> [WRITTEN EXERCISE]:
All of the lines below are to be printed again exactly; images are excluded from the output.

> [INFORMATION SHOWN]:
- - - - - - -
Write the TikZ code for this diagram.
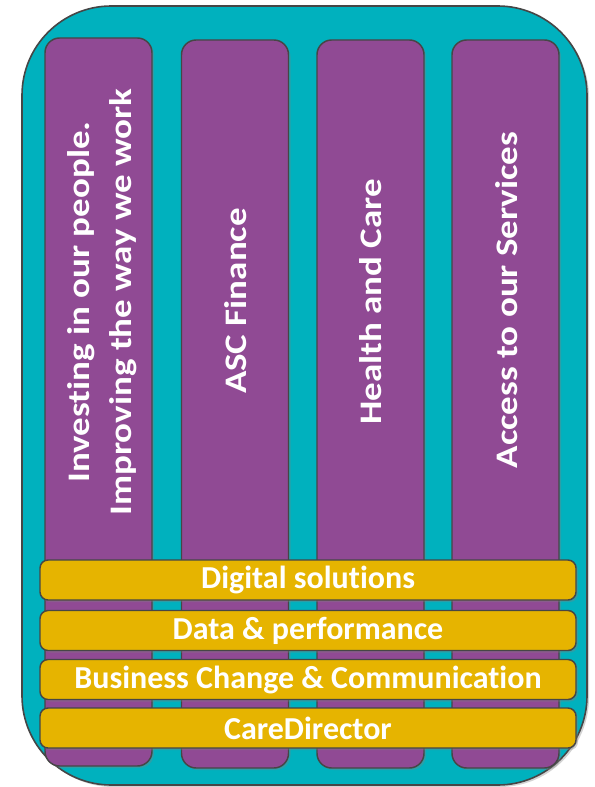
\documentclass[tikz,border=0pt]{standalone}
\usepackage{fontspec}
\setmainfont{Carlito}[RawFeature={-liga;-calt;-dlig}]
\usetikzlibrary{shadows}
\definecolor{tealbg}{RGB}{0,177,190}
\definecolor{plum}{RGB}{144,74,148}
\definecolor{gold}{RGB}{230,180,0}
\definecolor{edge}{RGB}{70,70,70}
\begin{document}
\begin{tikzpicture}[x=0.75pt,y=0.75pt,yscale=-1,xscale=1,
  boxshadow/.style={drop shadow={opacity=0.35,shadow xshift=1.5pt,shadow yshift=-1.5pt}},
  pillar/.style={draw=edge,line width=1.1pt,fill=plum,rounded corners=11pt,
    minimum width=80.25pt,minimum height=546pt,inner sep=0pt,boxshadow},
  pillartext/.style={rotate=90,text=white,font=\fontsize{23.5}{31.5}\selectfont\bfseries,
    align=center,inner sep=0pt},
  layer/.style={draw=edge,line width=1.1pt,fill=gold,rounded corners=6pt,
    minimum width=402pt,minimum height=30pt,inner sep=0pt,text=white,
    font=\fontsize{24}{28}\selectfont\bfseries,boxshadow}]
\useasboundingbox (0,0) rectangle (594,787);
\draw [draw=edge,line width=1.2pt,fill=tealbg,rounded corners=67pt,boxshadow] (22,6) rectangle (587,785);
\node [pillar] (p1) at (98.5,402) {};
\node [pillar] (p2) at (235,404) {};
\node [pillar] (p3) at (370.5,404) {};
\node [pillar] (p4) at (505.5,404) {};
\node [pillartext] (t1) at (102,302) {\scalebox{1.18}[1]{Investing in our people.}\\\scalebox{1.18}[1]{Improving the way we work}};
\node [pillartext] (t2) at (236,301) {\scalebox{1.18}[1]{ASC Finance}};
\node [pillartext] (t3) at (371,302) {\scalebox{1.18}[1]{Health and Care}};
\node [pillartext] (t4) at (507,300) {\scalebox{1.18}[1]{Access to our Services}};
\node [layer] (l1) at (308,580) {Digital solutions};
\node [layer] (l2) at (308,630.5) {Data \& performance};
\node [layer] (l3) at (308,679.5) {Business Change \& Communication};
\node [layer] (l4) at (308,728) {CareDirector};
\end{tikzpicture}
\end{document}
- - - - - - -
> [EXPECTED OUTPUT]:
Write the TikZ code for this diagram.
\documentclass[tikz,border=0pt]{standalone}
\usepackage{fontspec}
\setmainfont{Carlito}[RawFeature={-liga;-calt;-dlig}]
\usetikzlibrary{shadows}
\definecolor{tealbg}{RGB}{0,177,190}
\definecolor{plum}{RGB}{144,74,148}
\definecolor{gold}{RGB}{230,180,0}
\definecolor{edge}{RGB}{70,70,70}
\begin{document}
\begin{tikzpicture}[x=0.75pt,y=0.75pt,yscale=-1,xscale=1,
  boxshadow/.style={drop shadow={opacity=0.35,shadow xshift=1.5pt,shadow yshift=-1.5pt}},
  pillar/.style={draw=edge,line width=1.1pt,fill=plum,rounded corners=11pt,
    minimum width=80.25pt,minimum height=546pt,inner sep=0pt,boxshadow},
  pillartext/.style={rotate=90,text=white,font=\fontsize{23.5}{31.5}\selectfont\bfseries,
    align=center,inner sep=0pt},
  layer/.style={draw=edge,line width=1.1pt,fill=gold,rounded corners=6pt,
    minimum width=402pt,minimum height=30pt,inner sep=0pt,text=white,
    font=\fontsize{24}{28}\selectfont\bfseries,boxshadow}]
\useasboundingbox (0,0) rectangle (594,787);
\draw [draw=edge,line width=1.2pt,fill=tealbg,rounded corners=67pt,boxshadow] (22,6) rectangle (587,785);
\node [pillar] (p1) at (98.5,402) {};
\node [pillar] (p2) at (235,404) {};
\node [pillar] (p3) at (370.5,404) {};
\node [pillar] (p4) at (505.5,404) {};
\node [pillartext] (t1) at (102,302) {\scalebox{1.18}[1]{Investing in our people.}\\\scalebox{1.18}[1]{Improving the way we work}};
\node [pillartext] (t2) at (236,301) {\scalebox{1.18}[1]{ASC Finance}};
\node [pillartext] (t3) at (371,302) {\scalebox{1.18}[1]{Health and Care}};
\node [pillartext] (t4) at (507,300) {\scalebox{1.18}[1]{Access to our Services}};
\node [layer] (l1) at (308,580) {Digital solutions};
\node [layer] (l2) at (308,630.5) {Data \& performance};
\node [layer] (l3) at (308,679.5) {Business Change \& Communication};
\node [layer] (l4) at (308,728) {CareDirector};
\end{tikzpicture}
\end{document}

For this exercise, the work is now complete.